— start of Stored data —

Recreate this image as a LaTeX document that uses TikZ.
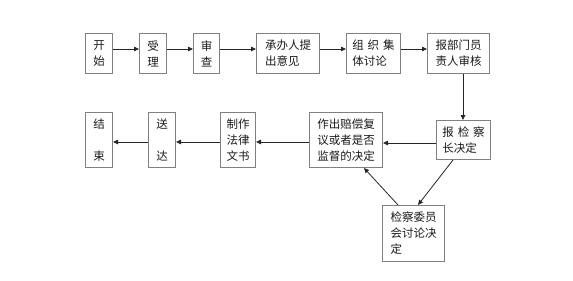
\documentclass[tikz,border=0pt]{standalone}
\usepackage{fontspec}
\setmainfont{Noto Sans CJK SC}
\usetikzlibrary{arrows.meta}
\begin{document}
\begin{tikzpicture}[x=1pt,y=-1pt,
  box/.style={draw=black!50,line width=1pt,inner sep=0pt,align=left,anchor=north west,
    font=\fontsize{11.5}{16}\selectfont,text=black!90},
  arr/.style={draw=black!85,line width=0.8pt,-{Triangle[length=5pt,width=4.5pt]}}]
\useasboundingbox (0,0) rectangle (573,281);
\node[box,minimum width=27pt,minimum height=40pt] (b1) at (85,33) {开\\始};
\node[box,minimum width=27pt,minimum height=40pt] (b2) at (139,33) {受\\理};
\node[box,minimum width=26pt,minimum height=40pt] (b3) at (193,33) {审\\查};
\node[box,minimum width=63pt,minimum height=40pt] (b4) at (256,33) {承办人提\\出意见};
\node[box,minimum width=54pt,minimum height=40pt] (b5) at (346,33) {组\,\,织\,\,集\\体讨论};
\node[box,minimum width=62pt,minimum height=40pt] (b6) at (427,33) {报部门员\\责人审核};
\node[box,minimum width=54pt,minimum height=39pt] (b7) at (436,120) {报\,\,检\,\,察\\长决定};
\node[box,minimum width=73pt,minimum height=55pt] (b8) at (309,112) {作出赔偿复\\议或者是否\\监督的决定};
\node[box,minimum width=62pt,minimum height=56pt] (b9) at (382,205) {检察委员\\会讨论决\\定};
\node[box,minimum width=35pt,minimum height=55pt] (b10) at (220,112) {制作\\法律\\文书};
\node[box,minimum width=27pt,minimum height=55pt] (b11) at (148,112) {送\\\phantom{达}\\达};
\node[box,minimum width=27pt,minimum height=55pt] (b12) at (85,112) {结\\\phantom{束}\\束};
\draw[arr] (b1.east |- 0,49) -- (b2.west |- 0,49);
\draw[arr] (b2.east |- 0,49) -- (b3.west |- 0,49);
\draw[arr] (b3.east |- 0,49) -- (b4.west |- 0,49);
\draw[arr] (b4.east |- 0,49) -- (b5.west |- 0,49);
\draw[arr] (b5.east |- 0,49) -- (b6.west |- 0,49);
\draw[arr] (b6.south -| 463,0) -- (b7.north -| 463,0);
\draw[arr] (b7.west |- 0,143) -- (b8.east |- 0,143);
\draw[arr] (b7.south -| 453,0) -- (b9.north -| 418,0);
\draw[arr] (b9.north -| 398,0) -- (b8.south -| 364,0);
\draw[arr] (b8.west |- 0,142) -- (b10.east |- 0,142);
\draw[arr] (b10.west |- 0,142) -- (b11.east |- 0,142);
\draw[arr] (b11.west |- 0,142) -- (b12.east |- 0,142);
\end{tikzpicture}
\end{document}
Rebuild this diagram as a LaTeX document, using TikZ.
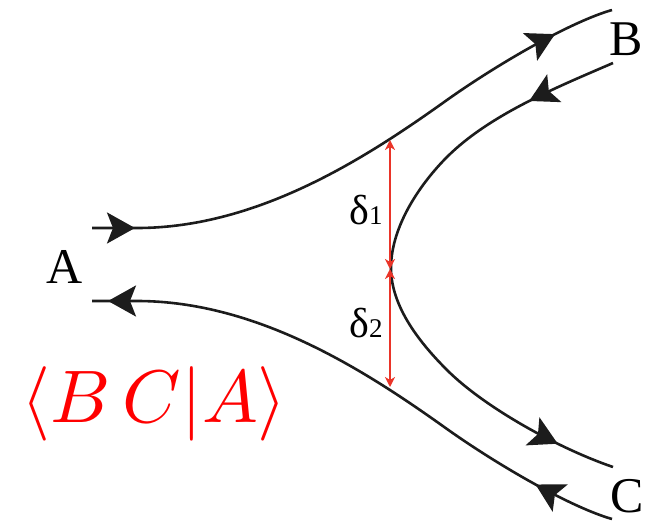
\documentclass[tikz,border=0pt]{standalone}
\usepackage{fontspec}
\setmainfont{Liberation Serif}
\newfontfamily\lblfont{Liberation Serif}
\usetikzlibrary{arrows.meta,decorations.markings}
\definecolor{curve}{RGB}{28,28,28}
\definecolor{gap}{RGB}{234,52,40}
\tikzset{
  flow/.style={draw=curve, line width=2.6pt},
  bigtip/.tip={Stealth[length=28pt,width=31pt,inset=6pt]},
  gaparrow/.style={draw=gap, line width=2.2pt, {Stealth[length=10pt,width=10pt,inset=3pt]}-{Stealth[length=10pt,width=10pt,inset=3pt]}},
  endlabel/.style={font=\lblfont\fontsize{50}{60}\selectfont, anchor=base, inner sep=0pt},
  dlabel/.style={font=\lblfont\fontsize{42}{48}\selectfont, anchor=base, inner sep=0pt},
}
\newcommand{\mysub}[1]{\raisebox{-0.01em}{\lblfont\fontsize{27}{30}\selectfont #1}}
\begin{document}
\begin{tikzpicture}[x=1pt,y=-1pt]
\useasboundingbox (0,0) rectangle (648,522);
% coordinates
\coordinate (a1) at (92,228);
\coordinate (a2) at (92,301);
\coordinate (b1) at (612,10);
\coordinate (b2) at (613,63);
\coordinate (c1) at (613,467);
\coordinate (c2) at (612,519);
\coordinate (v) at (391,268);
\coordinate (up) at (390,140);
\coordinate (mid) at (390,269);
\coordinate (lo) at (390,387);
% upper curve A -> B
\path[flow, postaction={decorate}, decoration={markings,
   mark=at position 43pt with {\arrow{bigtip}},
   mark=at position -62pt with {\arrow{bigtip}}}]
  (a1) -- (137,228) .. controls (260,228) and (370,155) .. (447,100)
       .. controls (497,64.5) and (570,22) .. (b1);
% lower curve C -> A
\path[flow, postaction={decorate}, decoration={markings,
   mark=at position 16pt with {\arrowreversed{bigtip}},
   mark=at position -84pt with {\arrowreversed{bigtip}}}]
  (a2) -- (137,301) .. controls (260,301) and (370,374) .. (447,429)
       .. controls (497,464.5) and (570,507) .. (c2);
% middle curve B -> C
\path[flow, postaction={decorate}, decoration={markings,
   mark=at position 92pt with {\arrow{bigtip}},
   mark=at position -60pt with {\arrow{bigtip}}}]
  (b2) .. controls (560,86) and (490,114) .. (447,157)
       .. controls (422,182) and (391,225) .. (v)
       .. controls (391,308) and (422,345) .. (447,370)
       .. controls (485,408) and (560,449) .. (c1);
% gap arrows
\draw[gaparrow] (up) -- (mid);
\draw[gaparrow] (mid) -- (lo);
% labels
\node[endlabel] (A) at (65,283) {A};
\node[endlabel] (B) at (626,55) {B};
\node[endlabel] (C) at (627,512) {C};
\node[dlabel] (d1) at (366,224) {δ\mysub{1}};
\node[dlabel] (d2) at (366,337) {δ\mysub{2}};
\node[anchor=base, inner sep=0pt, text=red] (bra) at (154,422) {\scalebox{7.45}{$\langle B\,C|A\rangle$}};
\end{tikzpicture}
\end{document}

— end of Stored data —

### Short problem
Copy each line of the entries that includes the word "LaTeX".

### Full answer
Recreate this image as a LaTeX document that uses TikZ.
Rebuild this diagram as a LaTeX document, using TikZ.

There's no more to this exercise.